Чисто количественно – во втором томе «Последнего поклона» упоминаний Всевышнего заметно больше, чем в первом. Главное: сам тон этих поминаний изменился – за два десятка лет, в кои возрастал герой (и за два десятка лет, кои писатель работал над текстом).
В первом томе Бога практически нет, и отсутствие его – практически же – не слишком ощущается. Нет и нет. Ни в душе, ни в окружающей реальности.
Во втором томе безбожие вроде и сохраняется, но всё острее высвечивается. Извне. Из объективной реальности. Точнее, из её безобразий.
«Я же не просто второгодник, я ещё и атеист-безбожник… Трепет, умиление и всякая подобная чепуха неведомы мне».
Это провокационный ответ на весёлое баушкино увещевание: «От Бога морду не вороти».

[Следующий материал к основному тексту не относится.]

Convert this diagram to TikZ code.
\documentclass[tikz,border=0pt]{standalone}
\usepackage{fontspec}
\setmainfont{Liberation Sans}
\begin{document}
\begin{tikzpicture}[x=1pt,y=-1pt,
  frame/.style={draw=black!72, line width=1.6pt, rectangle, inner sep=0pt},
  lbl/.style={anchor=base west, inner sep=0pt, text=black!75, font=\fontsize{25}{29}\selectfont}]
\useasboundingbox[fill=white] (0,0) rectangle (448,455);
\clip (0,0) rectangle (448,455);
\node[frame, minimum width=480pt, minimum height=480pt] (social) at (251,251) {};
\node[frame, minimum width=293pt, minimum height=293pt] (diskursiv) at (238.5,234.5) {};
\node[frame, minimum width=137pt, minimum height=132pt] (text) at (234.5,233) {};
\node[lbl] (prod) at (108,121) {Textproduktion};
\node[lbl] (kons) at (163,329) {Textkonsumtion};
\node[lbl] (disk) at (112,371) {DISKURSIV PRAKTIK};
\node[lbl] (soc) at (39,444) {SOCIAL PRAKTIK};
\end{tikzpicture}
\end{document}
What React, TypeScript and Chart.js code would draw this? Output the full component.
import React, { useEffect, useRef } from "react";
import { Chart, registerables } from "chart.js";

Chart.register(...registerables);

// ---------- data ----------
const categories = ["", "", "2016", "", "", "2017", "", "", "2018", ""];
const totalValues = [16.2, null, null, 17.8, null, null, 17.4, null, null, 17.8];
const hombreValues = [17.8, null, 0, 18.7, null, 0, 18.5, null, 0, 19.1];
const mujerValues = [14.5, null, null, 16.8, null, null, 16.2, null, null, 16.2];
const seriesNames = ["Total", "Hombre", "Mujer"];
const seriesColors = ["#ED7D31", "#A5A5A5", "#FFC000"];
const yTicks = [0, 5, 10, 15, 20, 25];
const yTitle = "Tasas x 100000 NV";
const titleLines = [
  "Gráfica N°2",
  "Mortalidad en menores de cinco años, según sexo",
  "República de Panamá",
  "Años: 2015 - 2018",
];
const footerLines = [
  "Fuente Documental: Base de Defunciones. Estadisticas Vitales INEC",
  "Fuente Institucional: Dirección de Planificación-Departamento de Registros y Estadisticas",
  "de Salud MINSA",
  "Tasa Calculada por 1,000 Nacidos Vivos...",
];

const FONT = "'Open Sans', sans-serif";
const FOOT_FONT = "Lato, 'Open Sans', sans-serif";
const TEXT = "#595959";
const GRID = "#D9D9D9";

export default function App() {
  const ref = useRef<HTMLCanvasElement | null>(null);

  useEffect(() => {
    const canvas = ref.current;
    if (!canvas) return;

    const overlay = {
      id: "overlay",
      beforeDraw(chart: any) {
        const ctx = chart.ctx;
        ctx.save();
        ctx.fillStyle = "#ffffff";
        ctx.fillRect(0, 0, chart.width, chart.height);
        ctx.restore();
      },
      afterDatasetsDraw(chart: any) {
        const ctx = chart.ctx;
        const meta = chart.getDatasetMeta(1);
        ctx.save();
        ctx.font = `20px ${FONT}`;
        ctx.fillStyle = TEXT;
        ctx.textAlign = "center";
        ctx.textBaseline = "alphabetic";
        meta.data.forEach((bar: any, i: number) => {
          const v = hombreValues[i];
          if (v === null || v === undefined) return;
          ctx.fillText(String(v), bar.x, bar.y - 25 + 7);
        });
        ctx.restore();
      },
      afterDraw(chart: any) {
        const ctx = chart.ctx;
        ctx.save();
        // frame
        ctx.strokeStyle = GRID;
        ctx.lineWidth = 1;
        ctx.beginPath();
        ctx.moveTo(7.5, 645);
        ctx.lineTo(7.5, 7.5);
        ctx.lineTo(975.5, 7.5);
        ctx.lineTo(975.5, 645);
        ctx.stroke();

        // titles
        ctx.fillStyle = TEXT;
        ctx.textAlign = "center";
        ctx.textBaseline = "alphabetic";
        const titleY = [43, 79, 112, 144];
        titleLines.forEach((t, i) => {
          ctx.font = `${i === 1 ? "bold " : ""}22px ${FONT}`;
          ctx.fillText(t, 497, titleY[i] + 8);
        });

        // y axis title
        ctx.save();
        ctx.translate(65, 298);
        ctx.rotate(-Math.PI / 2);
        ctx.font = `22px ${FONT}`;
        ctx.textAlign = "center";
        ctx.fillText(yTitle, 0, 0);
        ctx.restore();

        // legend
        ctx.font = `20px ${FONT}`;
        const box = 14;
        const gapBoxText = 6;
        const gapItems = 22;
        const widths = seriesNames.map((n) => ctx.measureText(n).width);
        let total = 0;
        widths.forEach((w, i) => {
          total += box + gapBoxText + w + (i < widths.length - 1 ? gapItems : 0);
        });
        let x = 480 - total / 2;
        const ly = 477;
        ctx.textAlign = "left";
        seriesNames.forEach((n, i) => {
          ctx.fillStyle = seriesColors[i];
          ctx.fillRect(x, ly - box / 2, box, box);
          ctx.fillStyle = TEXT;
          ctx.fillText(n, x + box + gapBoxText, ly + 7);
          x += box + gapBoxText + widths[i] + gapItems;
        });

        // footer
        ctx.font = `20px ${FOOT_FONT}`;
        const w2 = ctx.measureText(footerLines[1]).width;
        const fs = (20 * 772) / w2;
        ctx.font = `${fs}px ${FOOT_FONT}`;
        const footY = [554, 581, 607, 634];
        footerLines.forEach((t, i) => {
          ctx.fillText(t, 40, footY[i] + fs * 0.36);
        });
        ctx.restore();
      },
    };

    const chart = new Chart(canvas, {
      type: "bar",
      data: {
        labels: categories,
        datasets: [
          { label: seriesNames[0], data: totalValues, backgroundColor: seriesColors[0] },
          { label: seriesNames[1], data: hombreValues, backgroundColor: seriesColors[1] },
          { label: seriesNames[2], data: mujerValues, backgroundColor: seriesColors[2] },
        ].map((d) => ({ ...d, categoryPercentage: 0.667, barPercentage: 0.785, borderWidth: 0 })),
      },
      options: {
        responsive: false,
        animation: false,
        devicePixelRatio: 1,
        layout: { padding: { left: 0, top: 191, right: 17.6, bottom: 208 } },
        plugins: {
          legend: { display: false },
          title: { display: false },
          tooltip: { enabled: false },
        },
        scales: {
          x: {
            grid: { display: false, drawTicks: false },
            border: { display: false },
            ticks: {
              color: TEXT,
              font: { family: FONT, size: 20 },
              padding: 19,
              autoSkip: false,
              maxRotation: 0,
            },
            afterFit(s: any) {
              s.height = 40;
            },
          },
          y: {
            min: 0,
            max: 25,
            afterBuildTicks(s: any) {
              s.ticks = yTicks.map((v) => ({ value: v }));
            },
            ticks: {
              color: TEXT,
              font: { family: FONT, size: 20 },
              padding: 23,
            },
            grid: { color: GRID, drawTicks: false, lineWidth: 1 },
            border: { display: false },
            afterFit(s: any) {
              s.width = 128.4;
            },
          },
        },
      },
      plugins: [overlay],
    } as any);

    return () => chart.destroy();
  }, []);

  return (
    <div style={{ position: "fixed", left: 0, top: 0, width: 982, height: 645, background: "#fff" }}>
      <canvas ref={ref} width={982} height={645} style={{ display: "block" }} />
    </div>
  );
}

Стиль диалога, в ходе которого баушка, «прижав икону Спасителя к животу, шлёпает в опорках по переулку, а за нею тащится дед, зачем-то прихватив с собою лопату», – невзначай поворачивается из потешности в патетику, когда внук узнаёт (случайно!), что баушка в молодости (в царское ещё время!) совершила паломничество в Лавру. С берегов Енисея – на берега Днепра! И не в опорках, не под охраной деда с лопатой, а из чистой веры. И более всего восхитило внука то, что всю жизнь (при Советской уже власти) хранила бабушка этот эпизод своей биографии в глубокой тайне. И правильно делала! – уберегла веру от кощунства этой власти.